'''
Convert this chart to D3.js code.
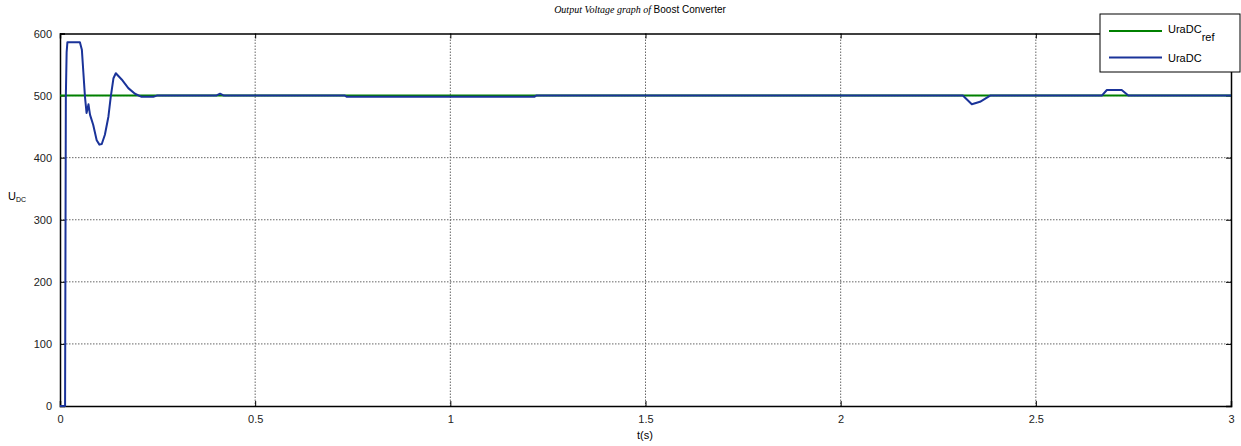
<!DOCTYPE html>
<html>
<head>
<meta charset="utf-8">
<script src="https://cdn.jsdelivr.net/npm/d3@7"></script>
<style>
  body { margin: 0; background: #fff; }
  text { font-family: "Liberation Sans", Arial, sans-serif; }
</style>
</head>
<body>
<svg id="chart"></svg>
<script>
// reference signal
let refTime = [0, 3];
let refVolt = [500, 500];

// measured output voltage
let outTime = [0, 0.013, 0.015, 0.017, 0.019, 0.051, 0.056, 0.060, 0.064, 0.068, 0.071, 0.073, 0.075, 0.077, 0.085,
  0.094, 0.101, 0.107, 0.115, 0.124, 0.130, 0.137, 0.143, 0.158, 0.175, 0.192, 0.209, 0.239, 0.248,
  0.40, 0.41, 0.42, 0.73, 0.735, 1.215, 1.22, 2.313, 2.336, 2.357, 2.383, 2.669, 2.682, 2.72, 2.737, 3];
let outVolt = [0, 0, 500, 570, 586, 586, 574, 536, 498, 472, 480, 486, 477, 469, 453,
  428, 421, 422, 437, 466, 498, 528, 536, 526, 512, 503, 498, 498, 500,
  500, 503, 500, 500, 498, 498, 500, 500, 486, 490, 500, 500, 509, 509, 500, 500];

let xTicks = [0, 0.5, 1, 1.5, 2, 2.5, 3];
let yTicks = [0, 100, 200, 300, 400, 500, 600];

let W = 1241, H = 446;
let margin = {top: 33.5, right: 10, bottom: 40, left: 60};
let width = 1231 - margin.left, height = 406 - margin.top;

let svg = d3.select("#chart").attr("width", W).attr("height", H);
let g = svg.append("g").attr("transform", "translate(" + margin.left + "," + margin.top + ")");

let x = d3.scaleLinear().domain([0, 3]).range([0, width]);
let y = d3.scaleLinear().domain([0, 600]).range([height, 0]);

// grid
g.append("g").selectAll("line").data(xTicks.slice(1, -1)).join("line")
  .attr("x1", d => x(d)).attr("x2", d => x(d)).attr("y1", 0).attr("y2", height)
  .attr("stroke", "#666").attr("stroke-width", 1).attr("stroke-dasharray", "1.5,1.5");
g.append("g").selectAll("line").data(yTicks.slice(1, -1)).join("line")
  .attr("y1", d => y(d)).attr("y2", d => y(d)).attr("x1", 0).attr("x2", width)
  .attr("stroke", "#666").attr("stroke-width", 1).attr("stroke-dasharray", "1.5,1.5");

// axes (ticks inward)
g.append("g").attr("transform", "translate(0," + height + ")")
  .call(d3.axisBottom(x).tickValues(xTicks).tickSize(-5).tickPadding(9).tickFormat(d3.format("")));
g.append("g")
  .call(d3.axisLeft(y).tickValues(yTicks).tickSize(-5).tickPadding(8));
g.append("g").attr("transform", "translate(" + width + ",0)")
  .call(d3.axisRight(y).tickValues(yTicks).tickSize(-5).tickFormat(""));
g.append("g")
  .call(d3.axisTop(x).tickValues(xTicks).tickSize(-5).tickFormat(""));
g.selectAll(".domain").attr("stroke", "#000").attr("stroke-width", 1.5);
g.selectAll(".tick line").attr("stroke", "#000");
g.selectAll(".tick text").attr("font-size", 11).attr("fill", "#222")
  .attr("font-family", "Liberation Sans, Arial, sans-serif");

// lines
let line = d3.line().x(d => x(d[0])).y(d => y(d[1]));
g.append("path").datum(d3.zip(refTime, refVolt)).attr("d", line)
  .attr("fill", "none").attr("stroke", "#008000").attr("stroke-width", 2);
g.append("path").datum(d3.zip(outTime, outVolt)).attr("d", line)
  .attr("fill", "none").attr("stroke", "#1a3399").attr("stroke-width", 2)
  .attr("stroke-linejoin", "round");

// title
let title = svg.append("text").attr("x", 640).attr("y", 13).attr("text-anchor", "middle").attr("font-size", 10);
title.append("tspan").attr("font-family", "Liberation Serif, Times New Roman, serif").attr("font-style", "italic")
  .text("Output Voltage graph of ");
title.append("tspan").text("Boost Converter");

// axis labels
svg.append("text").attr("x", 645).attr("y", 439).attr("text-anchor", "middle").attr("font-size", 11).text("t(s)");
let yl = svg.append("text").attr("x", 8).attr("y", 200).attr("font-size", 11);
yl.append("tspan").text("U");
yl.append("tspan").attr("font-size", 7).attr("dy", 2).text("DC");

// legend
let lg = svg.append("g");
lg.append("rect").attr("x", 1100).attr("y", 14).attr("width", 140).attr("height", 58)
  .attr("fill", "#fff").attr("stroke", "#000").attr("stroke-width", 1);
lg.append("line").attr("x1", 1109).attr("x2", 1162).attr("y1", 31).attr("y2", 31)
  .attr("stroke", "#008000").attr("stroke-width", 2);
lg.append("line").attr("x1", 1109).attr("x2", 1162).attr("y1", 57.5).attr("y2", 57.5)
  .attr("stroke", "#1a3399").attr("stroke-width", 2);
let t1 = lg.append("text").attr("x", 1168).attr("y", 33).attr("font-size", 11);
t1.append("tspan").text("UraDC");
t1.append("tspan").attr("dy", 8).text("ref");
lg.append("text").attr("x", 1168).attr("y", 62).attr("font-size", 11).text("UraDC");
</script>
</body>
</html>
'''
| What you are asked to do |
Leave out the pictures and print every line of the data exactly.

| Finished task |
Convert this chart to D3.js code.
<!DOCTYPE html>
<html>
<head>
<meta charset="utf-8">
<script src="https://cdn.jsdelivr.net/npm/d3@7"></script>
<style>
  body { margin: 0; background: #fff; }
  text { font-family: "Liberation Sans", Arial, sans-serif; }
</style>
</head>
<body>
<svg id="chart"></svg>
<script>
// reference signal
let refTime = [0, 3];
let refVolt = [500, 500];

// measured output voltage
let outTime = [0, 0.013, 0.015, 0.017, 0.019, 0.051, 0.056, 0.060, 0.064, 0.068, 0.071, 0.073, 0.075, 0.077, 0.085,
  0.094, 0.101, 0.107, 0.115, 0.124, 0.130, 0.137, 0.143, 0.158, 0.175, 0.192, 0.209, 0.239, 0.248,
  0.40, 0.41, 0.42, 0.73, 0.735, 1.215, 1.22, 2.313, 2.336, 2.357, 2.383, 2.669, 2.682, 2.72, 2.737, 3];
let outVolt = [0, 0, 500, 570, 586, 586, 574, 536, 498, 472, 480, 486, 477, 469, 453,
  428, 421, 422, 437, 466, 498, 528, 536, 526, 512, 503, 498, 498, 500,
  500, 503, 500, 500, 498, 498, 500, 500, 486, 490, 500, 500, 509, 509, 500, 500];

let xTicks = [0, 0.5, 1, 1.5, 2, 2.5, 3];
let yTicks = [0, 100, 200, 300, 400, 500, 600];

let W = 1241, H = 446;
let margin = {top: 33.5, right: 10, bottom: 40, left: 60};
let width = 1231 - margin.left, height = 406 - margin.top;

let svg = d3.select("#chart").attr("width", W).attr("height", H);
let g = svg.append("g").attr("transform", "translate(" + margin.left + "," + margin.top + ")");

let x = d3.scaleLinear().domain([0, 3]).range([0, width]);
let y = d3.scaleLinear().domain([0, 600]).range([height, 0]);

// grid
g.append("g").selectAll("line").data(xTicks.slice(1, -1)).join("line")
  .attr("x1", d => x(d)).attr("x2", d => x(d)).attr("y1", 0).attr("y2", height)
  .attr("stroke", "#666").attr("stroke-width", 1).attr("stroke-dasharray", "1.5,1.5");
g.append("g").selectAll("line").data(yTicks.slice(1, -1)).join("line")
  .attr("y1", d => y(d)).attr("y2", d => y(d)).attr("x1", 0).attr("x2", width)
  .attr("stroke", "#666").attr("stroke-width", 1).attr("stroke-dasharray", "1.5,1.5");

// axes (ticks inward)
g.append("g").attr("transform", "translate(0," + height + ")")
  .call(d3.axisBottom(x).tickValues(xTicks).tickSize(-5).tickPadding(9).tickFormat(d3.format("")));
g.append("g")
  .call(d3.axisLeft(y).tickValues(yTicks).tickSize(-5).tickPadding(8));
g.append("g").attr("transform", "translate(" + width + ",0)")
  .call(d3.axisRight(y).tickValues(yTicks).tickSize(-5).tickFormat(""));
g.append("g")
  .call(d3.axisTop(x).tickValues(xTicks).tickSize(-5).tickFormat(""));
g.selectAll(".domain").attr("stroke", "#000").attr("stroke-width", 1.5);
g.selectAll(".tick line").attr("stroke", "#000");
g.selectAll(".tick text").attr("font-size", 11).attr("fill", "#222")
  .attr("font-family", "Liberation Sans, Arial, sans-serif");

// lines
let line = d3.line().x(d => x(d[0])).y(d => y(d[1]));
g.append("path").datum(d3.zip(refTime, refVolt)).attr("d", line)
  .attr("fill", "none").attr("stroke", "#008000").attr("stroke-width", 2);
g.append("path").datum(d3.zip(outTime, outVolt)).attr("d", line)
  .attr("fill", "none").attr("stroke", "#1a3399").attr("stroke-width", 2)
  .attr("stroke-linejoin", "round");

// title
let title = svg.append("text").attr("x", 640).attr("y", 13).attr("text-anchor", "middle").attr("font-size", 10);
title.append("tspan").attr("font-family", "Liberation Serif, Times New Roman, serif").attr("font-style", "italic")
  .text("Output Voltage graph of ");
title.append("tspan").text("Boost Converter");

// axis labels
svg.append("text").attr("x", 645).attr("y", 439).attr("text-anchor", "middle").attr("font-size", 11).text("t(s)");
let yl = svg.append("text").attr("x", 8).attr("y", 200).attr("font-size", 11);
yl.append("tspan").text("U");
yl.append("tspan").attr("font-size", 7).attr("dy", 2).text("DC");

// legend
let lg = svg.append("g");
lg.append("rect").attr("x", 1100).attr("y", 14).attr("width", 140).attr("height", 58)
  .attr("fill", "#fff").attr("stroke", "#000").attr("stroke-width", 1);
lg.append("line").attr("x1", 1109).attr("x2", 1162).attr("y1", 31).attr("y2", 31)
  .attr("stroke", "#008000").attr("stroke-width", 2);
lg.append("line").attr("x1", 1109).attr("x2", 1162).attr("y1", 57.5).attr("y2", 57.5)
  .attr("stroke", "#1a3399").attr("stroke-width", 2);
let t1 = lg.append("text").attr("x", 1168).attr("y", 33).attr("font-size", 11);
t1.append("tspan").text("UraDC");
t1.append("tspan").attr("dy", 8).text("ref");
lg.append("text").attr("x", 1168).attr("y", 62).attr("font-size", 11).text("UraDC");
</script>
</body>
</html>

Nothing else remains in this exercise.